In May 2011, after four years of life on McNutt's Island, we moved to Montreal. This blog remains, though, as a (sort of) daily record of our time on the island, and a winding path for anyone who would like to meander about among its magical places. For additional perspectives and insights I recommend Greg's book, Island Year: Finding Nova Scotia (2010), and my Bowl of Light (2012). I'll continue to post once in a while. If you do want to read this blog, one option would be to begin at the beginning of it (which is, as we all know, in blog-world, at the end), and read forward, concluding with the most recent entry. It's a journal, really, so it does makes more sense if you read it that way. But, you know, read it any way you like.

Monday, February 23, 2009

Give us this day our daily sun or wind

This afternoon a wild westerly wind is blowing and the sun bounces off a harbor churning with white-capped waves.  It’s a wide awake day, cold and lively, after a night of high wind and ice and rain.  The wind holds the house in an enthusiastic embrace, pleading with it to get up and dance an unruly lumbering winter stomp to the tune of its loud brass band, a Mardi Gras of percussive bass with overtones of wail and screech, in defiant, wake-the-neighborhood surround-sound.  Let’s dance! The wind is yelling over the noise of itself.

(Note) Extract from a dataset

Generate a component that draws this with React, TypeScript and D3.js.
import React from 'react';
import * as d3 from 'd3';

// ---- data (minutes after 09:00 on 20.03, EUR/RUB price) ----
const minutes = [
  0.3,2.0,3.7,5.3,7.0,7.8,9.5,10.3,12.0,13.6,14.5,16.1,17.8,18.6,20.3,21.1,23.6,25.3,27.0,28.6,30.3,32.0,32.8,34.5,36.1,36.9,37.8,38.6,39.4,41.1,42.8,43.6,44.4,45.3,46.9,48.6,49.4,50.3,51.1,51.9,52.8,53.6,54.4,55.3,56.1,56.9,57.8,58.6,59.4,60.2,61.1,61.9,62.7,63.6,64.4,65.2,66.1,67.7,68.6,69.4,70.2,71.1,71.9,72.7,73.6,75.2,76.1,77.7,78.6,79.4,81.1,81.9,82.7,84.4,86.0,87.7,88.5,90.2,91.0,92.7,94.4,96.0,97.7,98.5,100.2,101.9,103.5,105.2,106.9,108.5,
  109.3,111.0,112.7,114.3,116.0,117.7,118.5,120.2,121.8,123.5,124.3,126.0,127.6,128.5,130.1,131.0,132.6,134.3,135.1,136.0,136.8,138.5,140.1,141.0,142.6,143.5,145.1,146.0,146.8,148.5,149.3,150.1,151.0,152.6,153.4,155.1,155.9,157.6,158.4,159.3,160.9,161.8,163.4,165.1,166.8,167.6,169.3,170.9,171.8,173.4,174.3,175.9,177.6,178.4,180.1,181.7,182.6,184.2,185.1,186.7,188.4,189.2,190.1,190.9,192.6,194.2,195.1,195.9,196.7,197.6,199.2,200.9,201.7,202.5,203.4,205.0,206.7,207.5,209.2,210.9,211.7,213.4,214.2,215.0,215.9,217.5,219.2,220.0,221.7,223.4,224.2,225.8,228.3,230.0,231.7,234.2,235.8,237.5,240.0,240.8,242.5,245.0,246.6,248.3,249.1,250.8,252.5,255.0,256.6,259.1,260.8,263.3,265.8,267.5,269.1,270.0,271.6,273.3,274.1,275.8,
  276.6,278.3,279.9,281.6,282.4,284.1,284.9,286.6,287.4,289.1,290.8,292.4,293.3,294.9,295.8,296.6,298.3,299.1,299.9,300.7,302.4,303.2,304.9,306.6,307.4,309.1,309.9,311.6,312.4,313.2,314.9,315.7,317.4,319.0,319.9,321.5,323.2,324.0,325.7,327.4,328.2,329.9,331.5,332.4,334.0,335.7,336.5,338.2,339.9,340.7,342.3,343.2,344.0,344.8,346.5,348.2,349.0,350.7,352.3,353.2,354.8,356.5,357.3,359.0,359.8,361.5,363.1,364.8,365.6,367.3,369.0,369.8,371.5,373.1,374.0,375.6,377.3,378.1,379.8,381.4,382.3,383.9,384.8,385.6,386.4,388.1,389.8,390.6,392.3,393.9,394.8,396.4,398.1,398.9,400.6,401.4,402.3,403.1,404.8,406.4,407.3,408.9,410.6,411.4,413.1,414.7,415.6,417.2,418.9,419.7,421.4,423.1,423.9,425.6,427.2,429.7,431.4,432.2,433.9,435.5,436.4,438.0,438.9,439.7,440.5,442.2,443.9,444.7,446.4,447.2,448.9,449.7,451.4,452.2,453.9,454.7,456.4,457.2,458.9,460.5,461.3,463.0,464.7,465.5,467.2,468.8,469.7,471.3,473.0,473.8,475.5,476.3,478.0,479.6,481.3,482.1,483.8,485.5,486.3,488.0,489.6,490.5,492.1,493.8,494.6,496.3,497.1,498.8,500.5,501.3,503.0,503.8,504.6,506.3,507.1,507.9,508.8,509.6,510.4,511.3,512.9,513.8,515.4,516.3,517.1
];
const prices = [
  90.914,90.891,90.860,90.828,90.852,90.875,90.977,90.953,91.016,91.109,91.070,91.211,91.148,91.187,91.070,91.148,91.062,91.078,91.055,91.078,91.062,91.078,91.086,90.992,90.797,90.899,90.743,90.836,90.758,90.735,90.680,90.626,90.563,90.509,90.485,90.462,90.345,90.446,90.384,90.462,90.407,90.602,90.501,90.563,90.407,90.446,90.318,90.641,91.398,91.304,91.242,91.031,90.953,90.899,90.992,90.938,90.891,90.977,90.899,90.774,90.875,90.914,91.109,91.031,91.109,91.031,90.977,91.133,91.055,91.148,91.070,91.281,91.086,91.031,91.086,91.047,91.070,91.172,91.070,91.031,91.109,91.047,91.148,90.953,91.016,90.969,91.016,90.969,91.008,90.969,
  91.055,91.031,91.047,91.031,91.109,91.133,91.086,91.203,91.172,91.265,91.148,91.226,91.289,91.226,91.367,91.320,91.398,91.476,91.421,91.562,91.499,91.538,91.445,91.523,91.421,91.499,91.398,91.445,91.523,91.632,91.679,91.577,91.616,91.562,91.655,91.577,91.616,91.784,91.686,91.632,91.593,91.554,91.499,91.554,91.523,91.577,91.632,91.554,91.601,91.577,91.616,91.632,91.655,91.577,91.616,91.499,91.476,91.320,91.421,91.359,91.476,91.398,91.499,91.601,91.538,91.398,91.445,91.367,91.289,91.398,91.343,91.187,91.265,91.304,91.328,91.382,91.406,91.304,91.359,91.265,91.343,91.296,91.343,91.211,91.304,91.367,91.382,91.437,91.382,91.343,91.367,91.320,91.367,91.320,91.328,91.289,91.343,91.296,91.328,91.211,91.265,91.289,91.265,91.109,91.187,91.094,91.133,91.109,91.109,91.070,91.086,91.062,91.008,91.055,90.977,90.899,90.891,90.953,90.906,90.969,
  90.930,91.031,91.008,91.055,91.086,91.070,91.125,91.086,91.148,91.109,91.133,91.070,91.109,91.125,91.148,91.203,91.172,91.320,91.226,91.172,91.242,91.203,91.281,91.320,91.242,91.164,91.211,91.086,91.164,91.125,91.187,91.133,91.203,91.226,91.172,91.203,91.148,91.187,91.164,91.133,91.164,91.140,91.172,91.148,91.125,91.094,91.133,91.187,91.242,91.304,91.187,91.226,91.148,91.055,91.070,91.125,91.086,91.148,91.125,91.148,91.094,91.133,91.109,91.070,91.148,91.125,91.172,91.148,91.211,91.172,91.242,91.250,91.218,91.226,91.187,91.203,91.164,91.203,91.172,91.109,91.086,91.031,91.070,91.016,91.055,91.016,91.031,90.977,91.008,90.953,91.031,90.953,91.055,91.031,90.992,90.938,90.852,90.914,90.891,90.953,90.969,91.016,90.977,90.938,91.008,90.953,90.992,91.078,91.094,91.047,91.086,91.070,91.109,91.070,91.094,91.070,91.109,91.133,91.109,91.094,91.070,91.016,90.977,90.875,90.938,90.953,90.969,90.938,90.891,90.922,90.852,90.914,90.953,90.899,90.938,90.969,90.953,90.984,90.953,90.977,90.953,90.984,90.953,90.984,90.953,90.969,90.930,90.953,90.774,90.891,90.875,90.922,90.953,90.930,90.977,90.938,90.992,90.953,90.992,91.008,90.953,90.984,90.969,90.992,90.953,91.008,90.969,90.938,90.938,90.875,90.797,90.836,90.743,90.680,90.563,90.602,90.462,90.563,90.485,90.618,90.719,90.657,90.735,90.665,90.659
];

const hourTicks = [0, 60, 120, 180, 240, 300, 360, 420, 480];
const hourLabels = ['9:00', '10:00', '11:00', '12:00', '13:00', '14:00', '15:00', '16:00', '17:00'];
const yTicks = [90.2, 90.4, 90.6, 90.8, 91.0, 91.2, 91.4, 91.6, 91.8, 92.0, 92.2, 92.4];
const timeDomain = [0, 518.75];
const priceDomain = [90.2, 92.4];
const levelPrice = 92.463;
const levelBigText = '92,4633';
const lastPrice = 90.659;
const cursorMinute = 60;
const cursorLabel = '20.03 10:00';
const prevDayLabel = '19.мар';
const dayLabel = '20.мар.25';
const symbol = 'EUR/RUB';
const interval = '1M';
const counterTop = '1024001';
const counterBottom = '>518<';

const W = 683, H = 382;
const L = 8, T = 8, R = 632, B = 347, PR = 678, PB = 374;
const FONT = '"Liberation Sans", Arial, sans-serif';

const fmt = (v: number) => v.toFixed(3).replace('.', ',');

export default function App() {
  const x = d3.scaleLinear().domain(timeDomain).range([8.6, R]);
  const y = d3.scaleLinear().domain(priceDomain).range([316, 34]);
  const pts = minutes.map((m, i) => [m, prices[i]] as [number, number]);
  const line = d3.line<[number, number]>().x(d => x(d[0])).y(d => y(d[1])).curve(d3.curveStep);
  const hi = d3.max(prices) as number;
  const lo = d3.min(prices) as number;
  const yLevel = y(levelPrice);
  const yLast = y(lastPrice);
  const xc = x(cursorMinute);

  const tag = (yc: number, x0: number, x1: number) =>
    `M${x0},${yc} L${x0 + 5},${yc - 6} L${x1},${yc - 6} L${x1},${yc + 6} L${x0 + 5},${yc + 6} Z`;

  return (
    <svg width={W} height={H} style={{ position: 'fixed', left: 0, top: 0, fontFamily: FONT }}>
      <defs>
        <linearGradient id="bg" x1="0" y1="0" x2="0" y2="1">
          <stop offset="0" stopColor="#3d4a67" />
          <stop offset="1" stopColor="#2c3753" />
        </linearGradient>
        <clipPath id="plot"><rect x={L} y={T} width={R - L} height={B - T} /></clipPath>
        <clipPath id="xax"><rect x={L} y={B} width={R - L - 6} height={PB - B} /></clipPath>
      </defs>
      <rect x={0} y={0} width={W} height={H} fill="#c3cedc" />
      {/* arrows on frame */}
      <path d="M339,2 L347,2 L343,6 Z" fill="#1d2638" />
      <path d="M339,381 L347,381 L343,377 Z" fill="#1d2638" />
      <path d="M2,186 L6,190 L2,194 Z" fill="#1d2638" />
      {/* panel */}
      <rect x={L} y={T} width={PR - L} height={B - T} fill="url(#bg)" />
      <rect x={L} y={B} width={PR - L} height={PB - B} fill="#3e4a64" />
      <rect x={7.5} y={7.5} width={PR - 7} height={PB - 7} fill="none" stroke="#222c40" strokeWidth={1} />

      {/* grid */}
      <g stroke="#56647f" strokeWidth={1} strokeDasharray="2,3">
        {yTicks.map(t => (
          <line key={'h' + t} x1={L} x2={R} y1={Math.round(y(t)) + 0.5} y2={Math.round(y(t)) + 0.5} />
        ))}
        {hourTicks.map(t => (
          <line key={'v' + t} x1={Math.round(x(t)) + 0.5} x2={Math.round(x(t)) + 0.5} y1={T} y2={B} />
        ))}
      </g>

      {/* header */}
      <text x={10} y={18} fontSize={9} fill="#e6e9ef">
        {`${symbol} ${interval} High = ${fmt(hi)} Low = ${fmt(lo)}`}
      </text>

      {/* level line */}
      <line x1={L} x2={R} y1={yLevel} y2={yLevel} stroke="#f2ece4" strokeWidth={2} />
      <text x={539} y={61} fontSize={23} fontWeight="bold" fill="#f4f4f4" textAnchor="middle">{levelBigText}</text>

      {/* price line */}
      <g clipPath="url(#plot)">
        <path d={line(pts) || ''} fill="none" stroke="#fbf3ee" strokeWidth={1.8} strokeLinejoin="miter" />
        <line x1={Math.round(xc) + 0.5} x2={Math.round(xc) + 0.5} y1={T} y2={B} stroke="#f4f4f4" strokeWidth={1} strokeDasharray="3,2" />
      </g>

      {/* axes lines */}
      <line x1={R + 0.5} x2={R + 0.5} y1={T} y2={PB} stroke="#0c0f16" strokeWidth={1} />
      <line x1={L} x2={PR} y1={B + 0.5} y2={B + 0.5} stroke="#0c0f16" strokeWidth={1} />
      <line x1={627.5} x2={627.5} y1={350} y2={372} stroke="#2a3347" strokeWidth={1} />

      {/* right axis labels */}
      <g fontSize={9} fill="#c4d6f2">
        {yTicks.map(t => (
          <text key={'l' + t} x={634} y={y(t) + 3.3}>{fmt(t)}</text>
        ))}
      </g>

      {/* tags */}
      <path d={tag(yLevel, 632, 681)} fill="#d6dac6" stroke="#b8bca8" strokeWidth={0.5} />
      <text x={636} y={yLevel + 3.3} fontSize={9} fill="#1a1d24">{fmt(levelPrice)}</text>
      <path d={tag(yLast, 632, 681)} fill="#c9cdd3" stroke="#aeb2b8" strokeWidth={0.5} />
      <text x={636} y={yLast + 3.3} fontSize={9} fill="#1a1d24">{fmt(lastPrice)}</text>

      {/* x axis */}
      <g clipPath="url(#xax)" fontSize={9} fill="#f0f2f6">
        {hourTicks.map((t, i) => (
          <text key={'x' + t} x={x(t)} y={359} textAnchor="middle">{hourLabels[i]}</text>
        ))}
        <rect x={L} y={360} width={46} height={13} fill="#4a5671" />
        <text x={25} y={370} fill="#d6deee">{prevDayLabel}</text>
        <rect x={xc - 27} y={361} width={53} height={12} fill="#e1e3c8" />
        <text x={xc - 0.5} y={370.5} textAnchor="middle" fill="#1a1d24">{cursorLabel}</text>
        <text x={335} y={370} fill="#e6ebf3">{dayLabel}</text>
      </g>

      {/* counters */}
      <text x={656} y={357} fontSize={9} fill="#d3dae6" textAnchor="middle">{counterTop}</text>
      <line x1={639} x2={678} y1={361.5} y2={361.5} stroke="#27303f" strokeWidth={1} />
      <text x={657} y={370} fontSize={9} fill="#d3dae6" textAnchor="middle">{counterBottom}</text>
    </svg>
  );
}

Today we have a lot of sun and a lot of wind. It’s the perfect combination that gives our fancy batteries a big charge and gives us more electricity than we can use, unless we plan to spend the afternoon in a hot shower, hopping out now and then to use the vacuum cleaner and the power saw.

Our house had done without electricity for a hundred and fifty years before we installed the solar tracker and the wind turbine.  It had seemed lovely to do without, but impractical. Now, hidden inside its walls, are the wires that allow us to light the rooms, use the internet, listen to music, and keep our food cold, not to mention fire up all those power tools.  

But we can’t store this power. Our batteries, once filled, decline slowly but inevitably.  They need constant recharging, from tonight’s wind and tomorrow’s sun, or any combination thereof.  Even though we have more than we need, we can’t save it up for a rainy windless day, and since we’re not on a power grid we can’t sell it to anybody.  Today our energy is abundant, and tomorrow it may be nothing but a trickle.

The ancient Israelites got into trouble out there in the wilderness when they tried to store the manna that came down from the sky as unmanageably as does our electricity. They thought they were wise to collect more than they needed, engaging in the sort of industrious and resourceful behavior the world admires.  But the next morning the manna was moldy and rancid and they had to throw it all out.  They learned, eventually, gratitude for a daily sustenance, a gift of life they could not control.    

Today electrical current spills through our house, a blessing that pours out of the sky like a cup running over.  And we must simply live unto the day, learning the wilderness lesson whether we like it or not.